Furthermore, the historians' brief entirely fails to cite or discuss Frothingham. The brief suggests that "[t]he difficulty and expense of maintaining a lawsuit in Washington, D.C., deterred plaintiffs from seeking nationwide injunctions when injunctions against local federal officials would achieve adequate results" (22). And yet Frothingham is a striking counter-example. And it was decided by the Court specifically on the intertwined grounds of Article III and equitable principles. It is the central federal case showing that equitable principles leave no room for national injunctions. This is a glaring omission.
Third, it is rather astonishing that the historians' brief defends the national injunction by likening it to the fin de siècle anti-labor injunctions (6, 16-18) and to structural injunctions (24). The former are widely discredited and were expressly rejected by Congress; the latter have been a subject of controversy for fifty years. Whatever view one takes as to the anti-labor and structural injunctions, their weak point is their lack of basis in traditional equity. This is not their strength. I do not think it is much reassurance to say that national injunctions are traditional in equity just like the anti-labor and structural injunctions.

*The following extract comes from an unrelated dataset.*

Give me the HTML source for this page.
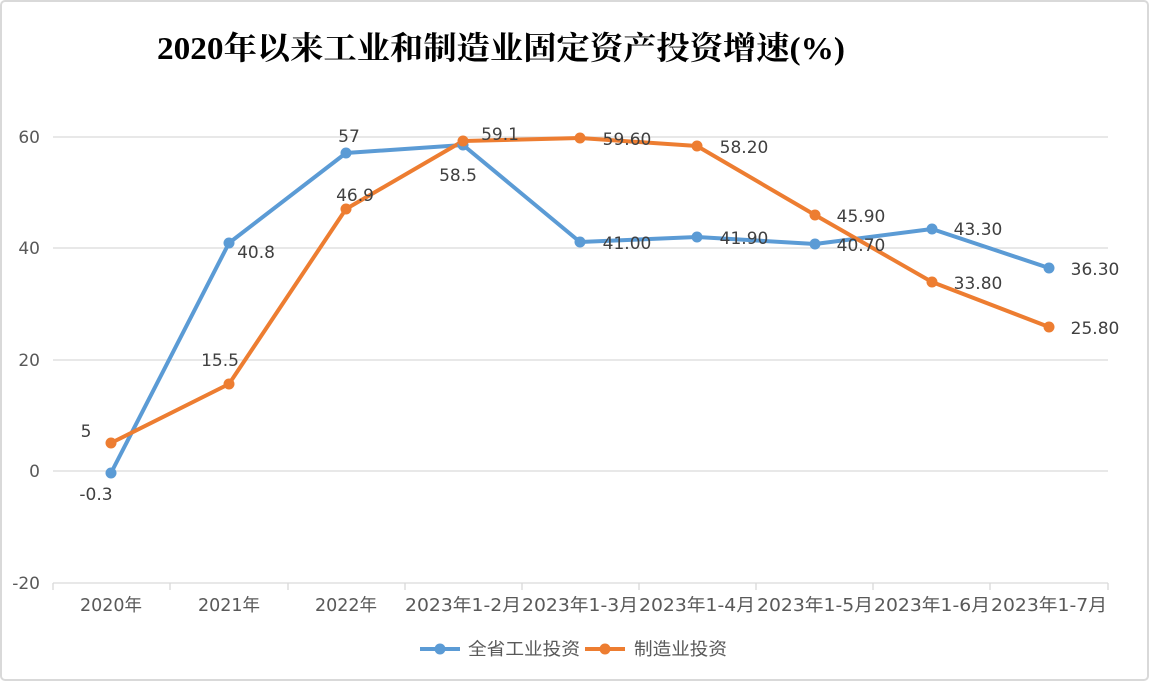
<!DOCTYPE html>
<html><head><meta charset="utf-8"><style>
html,body{margin:0;padding:0;background:#fff;}
svg{display:block;}
</style></head><body>
<svg width="1149" height="681" xmlns="http://www.w3.org/2000/svg" font-family="'DejaVu Sans','Noto Sans CJK SC',sans-serif">
<rect x="1" y="1" width="1147" height="679" rx="4" fill="#fff" stroke="#d9d9d9" stroke-width="2"/>
<text x="157" y="59" font-family="'Liberation Serif','Noto Serif CJK SC',serif" font-weight="bold" font-size="32" textLength="688" lengthAdjust="spacingAndGlyphs" fill="#000">2020年以来工业和制造业固定资产投资增速(%)</text>
<g stroke="#d9d9d9" stroke-width="1.3">
<line x1="53" y1="137" x2="1108" y2="137"/>
<line x1="53" y1="248" x2="1108" y2="248"/>
<line x1="53" y1="360" x2="1108" y2="360"/>
<line x1="53" y1="471" x2="1108" y2="471"/>
<line x1="53" y1="583" x2="1108" y2="583"/>
<path d="M53 583v7M170 583v7M288 583v7M405 583v7M522 583v7M639 583v7M756 583v7M873 583v7M990 583v7M1108 583v7"/>
</g>
<g font-size="17" fill="#595959" text-anchor="end">
<text x="40" y="143">60</text><text x="40" y="254">40</text><text x="40" y="366">20</text><text x="40" y="477">0</text><text x="40" y="589">-20</text>
</g>
<g font-size="17.5" fill="#595959" text-anchor="middle">
<text x="111" y="611">2020年</text><text x="229" y="611">2021年</text><text x="346" y="611">2022年</text>
<text x="463" y="611" textLength="116" lengthAdjust="spacingAndGlyphs">2023年1-2月</text><text x="580" y="611" textLength="116" lengthAdjust="spacingAndGlyphs">2023年1-3月</text><text x="697" y="611" textLength="116" lengthAdjust="spacingAndGlyphs">2023年1-4月</text>
<text x="815" y="611" textLength="116" lengthAdjust="spacingAndGlyphs">2023年1-5月</text><text x="932" y="611" textLength="116" lengthAdjust="spacingAndGlyphs">2023年1-6月</text><text x="1049" y="611" textLength="116" lengthAdjust="spacingAndGlyphs">2023年1-7月</text>
</g>
<g fill="none" stroke-width="4" stroke-linejoin="round">
<polyline stroke="#5b9bd5" points="111,473 229,243 346,153 463,145 580,242 697,237 815,244 932,229 1049,268"/>
<polyline stroke="#ed7d31" points="111,443 229,384 346,209 463,141 580,138 697,146 815,215 932,282 1049,327"/>
</g>
<g fill="#5b9bd5">
<circle cx="111" cy="473" r="5.5"/><circle cx="229" cy="243" r="5.5"/><circle cx="346" cy="153" r="5.5"/><circle cx="463" cy="145" r="5.5"/><circle cx="580" cy="242" r="5.5"/><circle cx="697" cy="237" r="5.5"/><circle cx="815" cy="244" r="5.5"/><circle cx="932" cy="229" r="5.5"/><circle cx="1049" cy="268" r="5.5"/>
</g>
<g fill="#ed7d31">
<circle cx="111" cy="443" r="5.5"/><circle cx="229" cy="384" r="5.5"/><circle cx="346" cy="209" r="5.5"/><circle cx="463" cy="141" r="5.5"/><circle cx="580" cy="138" r="5.5"/><circle cx="697" cy="146" r="5.5"/><circle cx="815" cy="215" r="5.5"/><circle cx="932" cy="282" r="5.5"/><circle cx="1049" cy="327" r="5.5"/>
</g>
<g font-size="17" fill="#404040" text-anchor="middle">
<text x="96" y="500">-0.3</text><text x="256" y="258">40.8</text><text x="349" y="142">57</text><text x="458" y="181">58.5</text>
<text x="627" y="249">41.00</text><text x="744" y="244">41.90</text><text x="861" y="251">40.70</text><text x="978" y="235">43.30</text><text x="1095" y="275">36.30</text>
<text x="86" y="437">5</text><text x="220" y="366">15.5</text><text x="355" y="201">46.9</text><text x="500" y="140">59.1</text>
<text x="627" y="145">59.60</text><text x="744" y="153">58.20</text><text x="861" y="222">45.90</text><text x="978" y="289">33.80</text><text x="1095" y="334">25.80</text>
</g>
<line x1="420" y1="649" x2="460" y2="649" stroke="#5b9bd5" stroke-width="4"/><circle cx="440" cy="649" r="5.5" fill="#5b9bd5"/>
<text x="468" y="655" font-size="17.5" fill="#595959" textLength="112" lengthAdjust="spacingAndGlyphs">全省工业投资</text>
<line x1="585" y1="649" x2="625" y2="649" stroke="#ed7d31" stroke-width="4"/><circle cx="605" cy="649" r="5.5" fill="#ed7d31"/>
<text x="634" y="655" font-size="17.5" fill="#595959" textLength="93" lengthAdjust="spacingAndGlyphs">制造业投资</text>
</svg>
</body></html>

In short, the evidence adduced by the historians' brief does not support the national injunction (e.g., Cherokee Nation), the brief fails to confront the evidence that national injunctions were inconsistent with equitable principles (e.g., Atkins, Scott, Frothingham), and it tries to salvage the national injunction by analogizing it to anti-labor and structural injunctions. Nevertheless, the brief does focus attention on the right questions—especially the question of whether the national injunction can find a basis in traditional equity. It is a welcome addition to this important debate.